SOURCE MATERIAL:
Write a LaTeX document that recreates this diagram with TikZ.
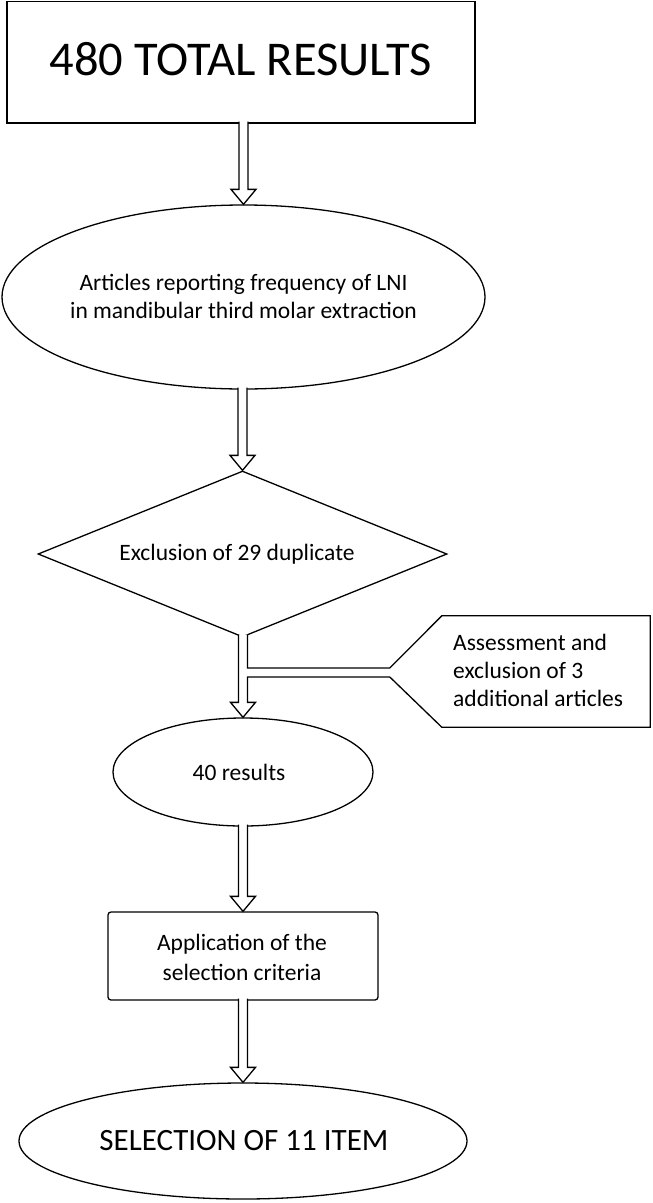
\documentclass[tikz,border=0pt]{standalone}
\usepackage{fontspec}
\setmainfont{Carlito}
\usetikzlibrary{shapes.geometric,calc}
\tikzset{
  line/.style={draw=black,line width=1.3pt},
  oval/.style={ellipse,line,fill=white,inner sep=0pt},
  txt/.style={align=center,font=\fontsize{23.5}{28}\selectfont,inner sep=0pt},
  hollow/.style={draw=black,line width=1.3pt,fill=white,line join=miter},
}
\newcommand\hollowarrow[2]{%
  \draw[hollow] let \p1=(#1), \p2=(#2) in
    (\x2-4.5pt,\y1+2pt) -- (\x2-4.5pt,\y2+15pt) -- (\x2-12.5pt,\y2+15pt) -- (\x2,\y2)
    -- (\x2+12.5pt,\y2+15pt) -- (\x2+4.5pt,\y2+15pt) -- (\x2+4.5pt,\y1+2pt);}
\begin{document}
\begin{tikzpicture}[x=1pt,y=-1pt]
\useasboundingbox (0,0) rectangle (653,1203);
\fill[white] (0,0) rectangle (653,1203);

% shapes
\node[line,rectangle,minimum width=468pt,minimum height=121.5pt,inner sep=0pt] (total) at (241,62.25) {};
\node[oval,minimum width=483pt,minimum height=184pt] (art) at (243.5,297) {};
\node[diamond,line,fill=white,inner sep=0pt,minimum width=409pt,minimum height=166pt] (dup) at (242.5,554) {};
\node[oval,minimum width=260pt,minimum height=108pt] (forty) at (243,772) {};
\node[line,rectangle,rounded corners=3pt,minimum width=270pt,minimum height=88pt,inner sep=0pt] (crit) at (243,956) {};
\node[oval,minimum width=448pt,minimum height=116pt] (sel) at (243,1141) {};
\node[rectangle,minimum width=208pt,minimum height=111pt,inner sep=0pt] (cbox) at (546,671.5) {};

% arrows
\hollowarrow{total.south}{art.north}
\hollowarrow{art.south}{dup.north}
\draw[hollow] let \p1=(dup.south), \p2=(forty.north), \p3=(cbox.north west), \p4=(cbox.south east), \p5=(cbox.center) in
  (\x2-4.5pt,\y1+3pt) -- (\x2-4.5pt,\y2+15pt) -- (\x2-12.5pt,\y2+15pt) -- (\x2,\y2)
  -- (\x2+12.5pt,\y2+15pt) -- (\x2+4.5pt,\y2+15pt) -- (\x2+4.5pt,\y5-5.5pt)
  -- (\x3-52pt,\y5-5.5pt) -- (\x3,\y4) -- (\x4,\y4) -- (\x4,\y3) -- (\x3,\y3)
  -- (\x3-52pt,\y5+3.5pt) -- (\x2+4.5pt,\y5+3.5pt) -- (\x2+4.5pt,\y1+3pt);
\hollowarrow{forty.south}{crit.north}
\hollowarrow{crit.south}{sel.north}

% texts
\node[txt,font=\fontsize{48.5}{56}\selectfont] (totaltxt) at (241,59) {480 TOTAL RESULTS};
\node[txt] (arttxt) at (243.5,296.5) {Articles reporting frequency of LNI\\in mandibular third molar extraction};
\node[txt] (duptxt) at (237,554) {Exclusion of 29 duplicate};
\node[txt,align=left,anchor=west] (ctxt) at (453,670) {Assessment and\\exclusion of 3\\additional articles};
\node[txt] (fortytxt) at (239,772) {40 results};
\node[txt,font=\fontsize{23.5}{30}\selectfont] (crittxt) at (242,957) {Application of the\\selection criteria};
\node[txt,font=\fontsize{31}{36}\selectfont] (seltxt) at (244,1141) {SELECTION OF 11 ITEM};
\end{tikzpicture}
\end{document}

TASK OBJECTIVE: Quote all the lines above exactly as given. Do not include the pictures.

RESULT OF THIS TASK:
Write a LaTeX document that recreates this diagram with TikZ.
\documentclass[tikz,border=0pt]{standalone}
\usepackage{fontspec}
\setmainfont{Carlito}
\usetikzlibrary{shapes.geometric,calc}
\tikzset{
  line/.style={draw=black,line width=1.3pt},
  oval/.style={ellipse,line,fill=white,inner sep=0pt},
  txt/.style={align=center,font=\fontsize{23.5}{28}\selectfont,inner sep=0pt},
  hollow/.style={draw=black,line width=1.3pt,fill=white,line join=miter},
}
\newcommand\hollowarrow[2]{%
  \draw[hollow] let \p1=(#1), \p2=(#2) in
    (\x2-4.5pt,\y1+2pt) -- (\x2-4.5pt,\y2+15pt) -- (\x2-12.5pt,\y2+15pt) -- (\x2,\y2)
    -- (\x2+12.5pt,\y2+15pt) -- (\x2+4.5pt,\y2+15pt) -- (\x2+4.5pt,\y1+2pt);}
\begin{document}
\begin{tikzpicture}[x=1pt,y=-1pt]
\useasboundingbox (0,0) rectangle (653,1203);
\fill[white] (0,0) rectangle (653,1203);

% shapes
\node[line,rectangle,minimum width=468pt,minimum height=121.5pt,inner sep=0pt] (total) at (241,62.25) {};
\node[oval,minimum width=483pt,minimum height=184pt] (art) at (243.5,297) {};
\node[diamond,line,fill=white,inner sep=0pt,minimum width=409pt,minimum height=166pt] (dup) at (242.5,554) {};
\node[oval,minimum width=260pt,minimum height=108pt] (forty) at (243,772) {};
\node[line,rectangle,rounded corners=3pt,minimum width=270pt,minimum height=88pt,inner sep=0pt] (crit) at (243,956) {};
\node[oval,minimum width=448pt,minimum height=116pt] (sel) at (243,1141) {};
\node[rectangle,minimum width=208pt,minimum height=111pt,inner sep=0pt] (cbox) at (546,671.5) {};

% arrows
\hollowarrow{total.south}{art.north}
\hollowarrow{art.south}{dup.north}
\draw[hollow] let \p1=(dup.south), \p2=(forty.north), \p3=(cbox.north west), \p4=(cbox.south east), \p5=(cbox.center) in
  (\x2-4.5pt,\y1+3pt) -- (\x2-4.5pt,\y2+15pt) -- (\x2-12.5pt,\y2+15pt) -- (\x2,\y2)
  -- (\x2+12.5pt,\y2+15pt) -- (\x2+4.5pt,\y2+15pt) -- (\x2+4.5pt,\y5-5.5pt)
  -- (\x3-52pt,\y5-5.5pt) -- (\x3,\y4) -- (\x4,\y4) -- (\x4,\y3) -- (\x3,\y3)
  -- (\x3-52pt,\y5+3.5pt) -- (\x2+4.5pt,\y5+3.5pt) -- (\x2+4.5pt,\y1+3pt);
\hollowarrow{forty.south}{crit.north}
\hollowarrow{crit.south}{sel.north}

% texts
\node[txt,font=\fontsize{48.5}{56}\selectfont] (totaltxt) at (241,59) {480 TOTAL RESULTS};
\node[txt] (arttxt) at (243.5,296.5) {Articles reporting frequency of LNI\\in mandibular third molar extraction};
\node[txt] (duptxt) at (237,554) {Exclusion of 29 duplicate};
\node[txt,align=left,anchor=west] (ctxt) at (453,670) {Assessment and\\exclusion of 3\\additional articles};
\node[txt] (fortytxt) at (239,772) {40 results};
\node[txt,font=\fontsize{23.5}{30}\selectfont] (crittxt) at (242,957) {Application of the\\selection criteria};
\node[txt,font=\fontsize{31}{36}\selectfont] (seltxt) at (244,1141) {SELECTION OF 11 ITEM};
\end{tikzpicture}
\end{document}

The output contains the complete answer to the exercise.